His single-seat MXS — think “Ferrari with wings” — went down hard while approaching the runway around 11:30 AM. No crazy maneuvers. No showtime stunts. Just a quiet, sudden tragedy as the plane veered left and went silent. FAA and NTSB are on it.
Rob wasn’t your average weekend hobby flyer. This dude was the LeBron James of aerobatics. Thirteen-time U.S. National Aerobatic Champ. Fourteen-time U.S. Freestyle Champ. The kind of guy who made loop-de-loops look like ballet in the clouds. If you’ve been to an airshow in the last decade, odds are you’ve gasped watching him pull G’s like he was born in a cockpit.
And it wasn’t just fans who looked up to him — the U.S. Air Force had him on the ticket with the Thunderbirds and the F-22 Raptor demo team.
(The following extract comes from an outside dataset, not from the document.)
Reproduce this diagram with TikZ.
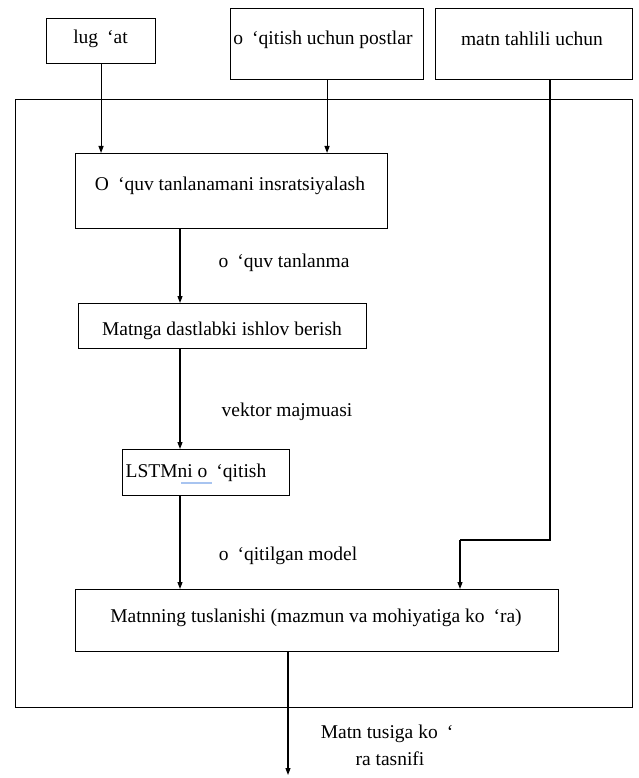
\documentclass[tikz,border=0pt]{standalone}
\usepackage{fontspec}
\setmainfont{Liberation Serif}
\newfontfamily\boxfont{Liberation Serif}
\usetikzlibrary{arrows.meta}
\begin{document}
\begin{tikzpicture}[x=1pt,y=-1pt,
  txt/.style={font=\boxfont\fontsize{19.5}{22}\selectfont, inner sep=0pt, anchor=base},
  box/.style={draw, line width=1.1pt, inner sep=0pt, anchor=north west},
  link/.style={line width=1.1pt},
  arr/.style={line width=1.1pt, -{Triangle[length=7pt,width=5pt]}}]
\useasboundingbox (0,0) rectangle (638,778);

% outer frame
\node[box, minimum width=617pt, minimum height=608pt] (frame) at (15,99) {};

% input boxes
\node[box, minimum width=109pt, minimum height=45pt] (dict) at (46,18) {};
\node[box, minimum width=193pt, minimum height=71pt] (posts) at (230,8) {};
\node[box, minimum width=197pt, minimum height=71pt] (anal) at (435,8) {};

% process boxes
\node[box, minimum width=312pt, minimum height=75pt] (sample) at (75,153) {};
\node[box, minimum width=288pt, minimum height=45pt] (prep) at (78,303) {};
\node[box, minimum width=167pt, minimum height=46pt] (lstm) at (122,449) {};
\node[box, minimum width=483pt, minimum height=62pt] (split) at (75,589) {};

% texts
\node[txt] (tdict) at (100.5,44) {lug\hspace{9pt}‘at};
\node[txt] (tposts) at (323,44.5) {o\hspace{9pt}‘qitish uchun postlar};
\node[txt] (tanal) at (532,45.5) {matn tahlili uchun};
\node[txt] (tsample) at (230,190.5) {O\hspace{9pt}‘quv tanlanamani insratsiyalash};
\node[txt] (tprep) at (222,335) {Matnga dastlabki ishlov berish};
\node[txt] (tlstm) at (196,477) {LSTMni o\hspace{9pt}‘qitish};
\node[txt] (tsplit) at (316,622) {Matnning tuslanishi (mazmun va mohiyatiga ko\hspace{9pt}‘ra)};

% edge labels
\node[txt] (l1) at (284,267.5) {o\hspace{9pt}‘quv tanlanma};
\node[txt] (l2) at (287,416.5) {vektor majmuasi};
\node[txt] (l3) at (288,560) {o\hspace{9pt}‘qitilgan model};
\node[txt] (l4) at (387,738) {Matn tusiga ko\hspace{9pt}‘};
\node[txt] (l5) at (390,765) {ra tasnifi};

% spell-check mark under the word
\draw[color={rgb,255:red,168;green,196;blue,240}, line width=1.2pt] (181,483) -- (212,483);

% connectors
\coordinate (turn1) at (550,540);
\coordinate (turn2) at (460,540);
\coordinate (out) at (288,775);
\draw[arr] (dict.south) -- (dict.south |- sample.north);
\draw[arr] (posts.south) -- (posts.south |- sample.north);
\draw[arr] (180,228) -- (180,303);
\draw[arr] (prep.south -| 180,0) -- (lstm.north -| 180,0);
\draw[arr] (lstm.south -| 180,0) -- (split.north -| 180,0);
\draw[link] (anal.south -| turn1) -- (turn1) -- (turn2);
\draw[arr] (turn2) -- (split.north -| turn2);
\draw[arr] (split.south -| out) -- (out);
\end{tikzpicture}
\end{document}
That’s like getting booked at Coachella… for pilots.
Langley’s top brass, Col. Matthew Altman, called him “a friend of our Air Force family.” Fans online? Devastated. His team broke the news on Instagram, confirming the loss and thanking supporters.
Rob was more than a pilot — he was a mentor, a record-smasher, and a showman. The guy made the impossible look easy. And now, the sky just got a little quieter.
RIP, Rob. You didn’t just fly — you owned the sky.